Each character has their own combos and special moves, but the big super moves are called fusion attacks, where you pick two of your team of 4 heroes and they do a duo attack that either targets one dude, targets all dudes in the surrounding area, or lets you run wild and vaguely aim at various dudes that you can manage to lay your eyes on in the alloted time limit. Since there are dozens of heroes this results in hundreds of mutant powers; although since they break into three groups and the attacks get same-y (I favoured storm and seeing an ice tornado, fire tornado, bomb tornado, lightning tornado with different fusion partners made me lose quite some interest), this isn't as varied as they probably want you to think it is. It really boils down to those three types and you get to the point of mixing your team up to try and get a good balance of raw power, fast movers and versatile fighters.
Either way you pick your favourite heroes, and if they end up on the other team then, well, sucks to be you but most heroes can be persuaded to either side so it's not so bad. I favoured storm, human torch and deadpool, with the fourth slot rotating between various people I felt like at the time (usually settled on wolverine). Everyone's powers work the way you expect them to in most cases, which makes some seem completely unfair when you first pick them up but then realize it all balances out in the end when you're fighting a twenty-story goliath.

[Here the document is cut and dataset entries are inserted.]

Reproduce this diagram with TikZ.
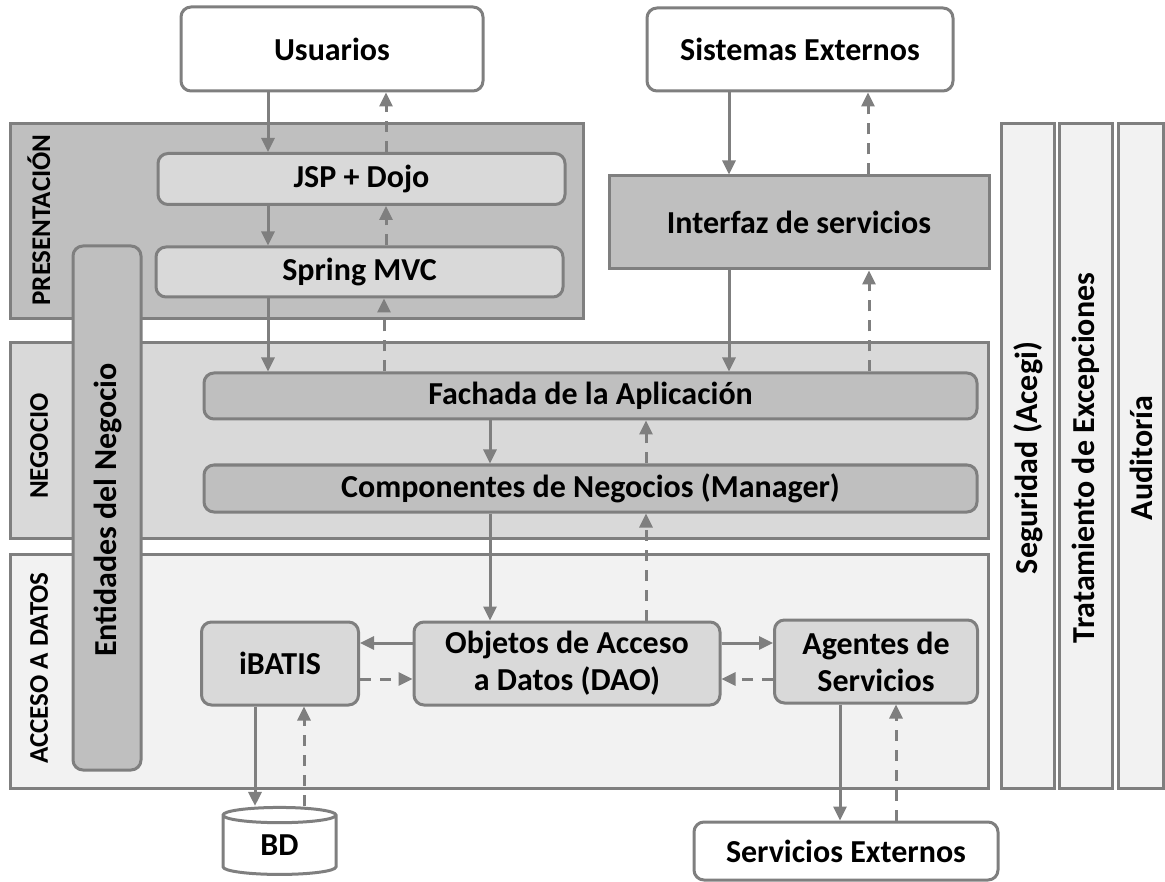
\documentclass[tikz,border=0pt]{standalone}
\usepackage{fontspec}
\setmainfont{Carlito}
\usetikzlibrary{arrows.meta, shapes.geometric, positioning}

\definecolor{edgegray}{HTML}{7F7F7F}
\definecolor{darkfill}{HTML}{BFBFBF}
\definecolor{midfill}{HTML}{D9D9D9}
\definecolor{lightfill}{HTML}{F2F2F2}

\begin{document}
\begin{tikzpicture}[x=1pt, y=-1pt, font=\bfseries\fontsize{32}{37}\selectfont,
    box/.style={draw=edgegray, line width=3pt, rounded corners=10pt, align=center, inner sep=0pt},
    panel/.style={draw=edgegray, line width=3pt, inner sep=0pt},
    tag/.style={rotate=90, font=\bfseries\fontsize{27}{30}\selectfont},
    coltag/.style={rotate=90},
    arr/.style={-{Triangle[length=14pt, width=13pt]}, draw=edgegray, line width=3pt},
    darr/.style={arr, dash pattern=on 11pt off 9pt}]
    \useasboundingbox (0,0) rectangle (1165,882);

    % capas
    \node[panel, fill=darkfill, minimum width=573, minimum height=195] (pres) at (296.5,221) {};
    \node[panel, fill=midfill, minimum width=978, minimum height=196] (neg) at (499,440.5) {};
    \node[panel, fill=lightfill, minimum width=978, minimum height=234] (acc) at (499,671) {};
    \node[tag] (presl) at (39,220) {PRESENTACIÓN};
    \node[tag] (negl) at (39,446) {NEGOCIO};
    \node[tag] (accl) at (39,668) {ACCESO A DATOS};

    % columnas transversales
    \node[panel, fill=lightfill, minimum width=53, minimum height=664] (seg) at (1027.5,456) {};
    \node[panel, fill=lightfill, minimum width=53, minimum height=664] (trat) at (1085.5,456) {};
    \node[panel, fill=lightfill, minimum width=45, minimum height=664] (aud) at (1140.5,456) {};
    \node[coltag] (segl) at (1028,458) {Seguridad (Acegi)};
    \node[coltag] (tratl) at (1086,458) {Tratamiento de Excepciones};
    \node[coltag] (audl) at (1141,458) {Auditoría};

    \node[box, fill=darkfill, minimum width=68, minimum height=524] (ent) at (107,508) {};
    \node[rotate=90] (entl) at (108,510) {Entidades del Negocio};

    % componentes
    \node[box, fill=white, minimum width=302, minimum height=84] (usr) at (332,49) {Usuarios};
    \node[box, fill=white, minimum width=306, minimum height=83] (sis) at (800,49.5) {Sistemas Externos};
    \node[box, fill=midfill, minimum width=407, minimum height=51] (jsp) at (361.5,179) {JSP + Dojo};
    \node[box, fill=midfill, minimum width=407, minimum height=50] (spr) at (359.5,272) {Spring MVC};
    \node[panel, fill=darkfill, minimum width=380, minimum height=93] (intf) at (799,222.5) {Interfaz de servicios};
    \node[box, fill=darkfill, minimum width=773, minimum height=46] (fach) at (590.5,396) {Fachada de la Aplicación};
    \node[box, fill=darkfill, minimum width=773, minimum height=47] (comp) at (590.5,488.5) {Componentes de Negocios (Manager)};
    \node[box, fill=midfill, minimum width=157, minimum height=83] (ibat) at (280,663.5) {iBATIS};
    \node[box, fill=midfill, minimum width=306, minimum height=83] (dao) at (567,663.5) {Objetos de Acceso\\a Datos (DAO)};
    \node[box, fill=midfill, minimum width=203, minimum height=83] (agt) at (876,661.5) {Agentes de\\Servicios};
    \node[cylinder, shape border rotate=90, aspect=0.4, draw=edgegray, line width=3pt, fill=white,
        minimum width=113, minimum height=67, inner sep=0pt] (bd) at (279.5,845.5) {BD};
    \node[box, fill=white, minimum width=304, minimum height=58] (srv) at (846,851) {Servicios Externos};

    % flujos
    \draw[arr] (usr.south -| 268,0) -- (jsp.north -| 268,0);
    \draw[darr] (jsp.north -| 386,0) -- (usr.south -| 386,0);
    \draw[arr] (jsp.south -| 268,0) -- (spr.north -| 268,0);
    \draw[darr] (spr.north -| 386,0) -- (jsp.south -| 386,0);
    \draw[arr] (spr.south -| 268,0) -- (fach.north -| 268,0);
    \draw[darr] (fach.north -| 384,0) -- (spr.south -| 384,0);
    \draw[arr] (sis.south -| 729,0) -- (intf.north -| 729,0);
    \draw[darr] (intf.north -| 868,0) -- (sis.south -| 868,0);
    \draw[arr] (intf.south -| 729,0) -- (fach.north -| 729,0);
    \draw[darr] (fach.north -| 869,0) -- (intf.south -| 869,0);
    \draw[arr] (fach.south -| 490,0) -- (comp.north -| 490,0);
    \draw[darr] (comp.north -| 646,0) -- (fach.south -| 646,0);
    \draw[arr] (comp.south -| 490,0) -- (dao.north -| 490,0);
    \draw[darr] (dao.north -| 646,0) -- (comp.south -| 646,0);
    \draw[arr] (dao.west |- 0,643) -- (ibat.east |- 0,643);
    \draw[darr] (ibat.east |- 0,679) -- (dao.west |- 0,679);
    \draw[arr] (dao.east |- 0,643) -- (agt.west |- 0,643);
    \draw[darr] (agt.west |- 0,679) -- (dao.east |- 0,679);
    \draw[arr] (ibat.south -| 255,0) -- (bd.north -| 255,0);
    \draw[darr] (bd.north -| 304,0) -- (ibat.south -| 304,0);
    \draw[arr] (agt.south -| 840,0) -- (srv.north -| 840,0);
    \draw[darr] (srv.north -| 896,0) -- (agt.south -| 896,0);
\end{tikzpicture}
\end{document}
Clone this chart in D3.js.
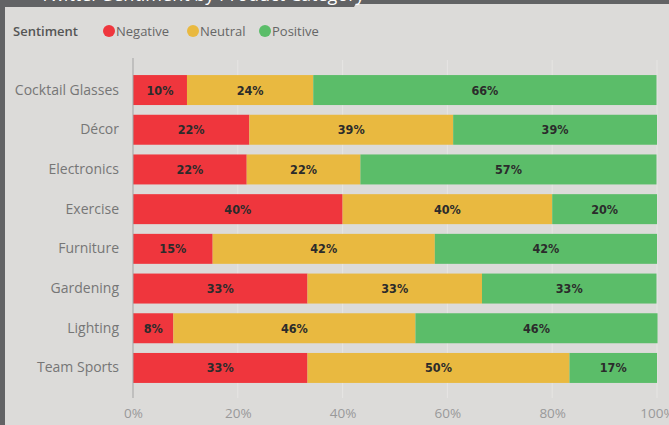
<!DOCTYPE html>
<html>
<head>
<meta charset="utf-8">
<script src="https://cdn.jsdelivr.net/npm/d3@7"></script>
<style>
  body { margin: 0; background: #dcdbd9; }
  svg { display: block; }
</style>
</head>
<body>
<svg id="chart" width="669" height="425"></svg>
<script>
const categories = ["Cocktail Glasses", "Décor", "Electronics", "Exercise", "Furniture", "Gardening", "Lighting", "Team Sports"];
const sentiments = ["Negative", "Neutral", "Positive"];
const negative = [10.3, 22.2, 21.7, 40.0, 15.2, 33.3, 7.7, 33.3];
const neutral = [24.1, 38.9, 21.7, 40.0, 42.4, 33.3, 46.2, 50.0];
const positive = [65.5, 38.9, 56.5, 20.0, 42.4, 33.3, 46.2, 16.7];
const xTicks = [0, 20, 40, 60, 80, 100];
const colors = ["#ef363d", "#e9b940", "#5bbd69"];

const svg = d3.select("#chart");
const width = +svg.attr("width");
const height = +svg.attr("height");
const margin = { top: 70, right: 12, bottom: 37, left: 133 };

// frame + cut-off title
svg.append("rect").attr("x", 0).attr("y", 0).attr("width", width).attr("height", 4).attr("fill", "#626365");
svg.append("rect").attr("x", 0).attr("y", 0).attr("width", 5).attr("height", height).attr("fill", "#626365");
svg.append("path").attr("d", "M0,0H358L354,7H0Z").attr("fill", "#626365");
svg.append("text")
  .attr("x", 40).attr("y", 1)
  .attr("fill", "#ffffff")
  .style("font-family", "'Open Sans', sans-serif")
  .style("font-size", "18px")
  .text("Twitter Sentiment by Product Category");

const rows = categories.map((c, i) => ({ category: c, Negative: negative[i], Neutral: neutral[i], Positive: positive[i] }));
const series = d3.stack().keys(sentiments)(rows);

const x = d3.scaleLinear().domain([0, 100]).range([margin.left, width - margin.right]);
const y = d3.scaleBand().domain(categories).range([70.2, 387.8]).paddingInner(0.245).paddingOuter(0.1225);
const color = d3.scaleOrdinal().domain(sentiments).range(colors);

// gridlines
svg.append("g")
  .selectAll("line")
  .data(xTicks.slice(1))
  .join("line")
  .attr("x1", (d) => x(d)).attr("x2", (d) => x(d))
  .attr("y1", 60).attr("y2", 398)
  .attr("stroke", "#e6e5e3")
  .attr("stroke-width", 1);

// bars
const layers = svg.append("g")
  .selectAll("g")
  .data(series)
  .join("g")
  .attr("fill", (d) => color(d.key));

layers.selectAll("rect")
  .data((d) => d)
  .join("rect")
  .attr("x", (d) => x(d[0]))
  .attr("y", (d) => y(d.data.category))
  .attr("width", (d) => x(d[1]) - x(d[0]))
  .attr("height", y.bandwidth());

layers.selectAll("text")
  .data((d) => d.map((v) => ({ v, key: d.key })))
  .join("text")
  .attr("x", (d) => (x(d.v[0]) + x(d.v[1])) / 2)
  .attr("y", (d) => y(d.v.data.category) + y.bandwidth() / 2)
  .attr("dy", "0.36em")
  .attr("text-anchor", "middle")
  .attr("fill", "#2b2b2b")
  .style("font-family", "'DejaVu Sans Condensed', 'DejaVu Sans', sans-serif")
  .style("font-size", "12.5px")
  .style("font-weight", "bold")
  .text((d) => Math.round(d.v.data[d.key]) + "%");

// y axis
const yAxis = svg.append("g")
  .attr("transform", `translate(${margin.left},0)`)
  .call(d3.axisLeft(y).tickSize(0).tickPadding(14));
yAxis.select(".domain").remove();
yAxis.selectAll("text")
  .attr("fill", "#767676")
  .style("font-family", "'Open Sans', sans-serif")
  .style("font-size", "14px");

svg.append("line")
  .attr("x1", x(0)).attr("x2", x(0))
  .attr("y1", 58).attr("y2", 398)
  .attr("stroke", "#a3a3a3");

// x axis
const xAxis = svg.append("g")
  .attr("transform", "translate(0,398)")
  .call(d3.axisBottom(x).tickValues(xTicks).tickSize(0).tickPadding(10).tickFormat((d) => d + "%"));
xAxis.select(".domain").remove();
xAxis.selectAll("text")
  .attr("fill", "#999999")
  .style("font-family", "'Open Sans', sans-serif")
  .style("font-size", "13.5px");

// legend
const legend = svg.append("g").attr("transform", "translate(13,31)");
legend.append("text")
  .attr("dy", "0.35em")
  .attr("fill", "#555555")
  .style("font-family", "'Open Sans', sans-serif")
  .style("font-size", "13px")
  .style("font-weight", "600")
  .text("Sentiment");

const legendX = [109, 193, 265];
const items = legend.selectAll(".item")
  .data(sentiments)
  .join("g")
  .attr("class", "item")
  .attr("transform", (d, i) => `translate(${legendX[i] - 13},0)`);
items.append("circle").attr("r", 6).attr("fill", (d) => color(d));
items.append("text")
  .attr("x", 7)
  .attr("dy", "0.35em")
  .attr("fill", "#666666")
  .style("font-family", "'Open Sans', sans-serif")
  .style("font-size", "13px")
  .text((d) => d);
</script>
</body>
</html>
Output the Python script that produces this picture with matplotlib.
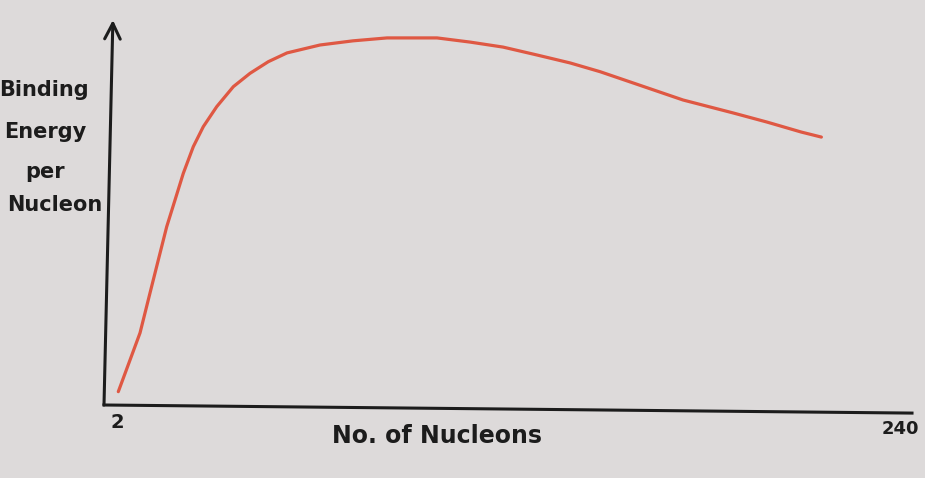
import numpy as np
import matplotlib
matplotlib.use("Agg")
from matplotlib import pyplot as plt

# values (nucleon number vs binding energy per nucleon, arbitrary MeV-like scale)
nucleons = [2.39, 5.93, 8.95, 11.97, 14.47, 17.01, 19.52, 22.02, 25.04, 28.06, 32.11, 37.13,
            42.17, 47.70, 53.34, 63.31, 73.28, 83.55, 98.65, 108.62, 118.58, 128.85, 138.82,
            147.88, 157.84, 172.95, 188.05, 198.32, 208.69, 214.73]
energy = [0.32, 1.08, 1.73, 2.69, 3.48, 4.28, 4.92, 5.56, 6.20, 6.68, 7.16, 7.64,
          7.96, 8.24, 8.45, 8.64, 8.74, 8.81, 8.81, 8.71, 8.59, 8.40, 8.21,
          8.00, 7.73, 7.32, 7.01, 6.79, 6.55, 6.43]
x_ticks = [2, 240]
x_ticklabels = ['2', '240']
ylabel_lines = ['Binding', 'Energy', 'per', 'Nucleon']

paper = '#dddada'
ink = '#1c1c1c'
red = '#df5843'
fonts = ['DejaVu Sans Condensed', 'DejaVu Sans']

W, H = 925, 478
fig = plt.figure(figsize=(W/100, H/100), dpi=100, facecolor=paper)
ax = fig.add_axes([104/W, 1-405/H, 808/W, 385/H])
ax.set_facecolor(paper)
ax.set_xlim(-1.93, 242.1)
ax.set_ylim(0, 9.24)
for s in ax.spines.values():
	s.set_visible(False)
ax.set_xticks([])
ax.set_yticks([])

ax.plot(nucleons, energy, color=red, lw=2.3, solid_capstyle='round', solid_joinstyle='round')

# hand drawn axes
ax.plot([0, 1], [0, -0.021], transform=ax.transAxes, color=ink, lw=2.2, clip_on=False)
ax.annotate('', xy=(0.011, 1.0), xytext=(0.0, 0.0), xycoords='axes fraction',
	arrowprops=dict(arrowstyle='->', lw=2.2, color=ink, mutation_scale=28, shrinkA=0, shrinkB=0))

# tick labels
tr = ax.get_xaxis_transform()
ax.text(x_ticks[0], -0.02, x_ticklabels[0], transform=tr, ha='center', va='top',
	fontsize=14, fontweight='bold', family=fonts, color=ink)
ax.text(x_ticks[1] - 1.5, -0.04, x_ticklabels[1], transform=tr, ha='center', va='top',
	fontsize=13, fontweight='bold', family=fonts, color=ink)

fig.text(437/W, 1-436/H, 'No. of Nucleons', ha='center', va='center',
	fontsize=17, fontweight='bold', family=fonts, color=ink)

ypos = [(44, 90), (45, 132), (45, 172), (55, 205)]
for line, (px, py) in zip(ylabel_lines, ypos):
	fig.text(px/W, 1-py/H, line, ha='center', va='center',
		fontsize=15, fontweight='bold', family=fonts, color=ink)

fig.savefig('out.png', dpi=100, facecolor=paper)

So what's wrong with all this craziness? It's a beat-em-up game where you dispatch thousands of robots, either good ones or bad ones... and you fight bosses often enough. It gets same-y at the points between those boss battles, and unless you mix your team up (and the game rewards you for actually picking a winning combination and sticking to it) then it gets rather boring from one mutant fight to the next sometimes. Finally, though, the next crazy boss flips over a nearby railing (with an accompanying subtitle so you can't possibly miss him) talking smack, letting you jump right back into the mayhem.
Thankfully this happens often enough, and the story is fun enough with recognizable hero faces that you can't help but giggle at the proceedings. There are also plenty of "oh snap" moments in the cutscenes and even during fights that taking the game right through to the end is still fun and very worth it. If you even recognize two of the faces on the box, then you'll know a lot more in the actual game and it'll be a fun eight hours.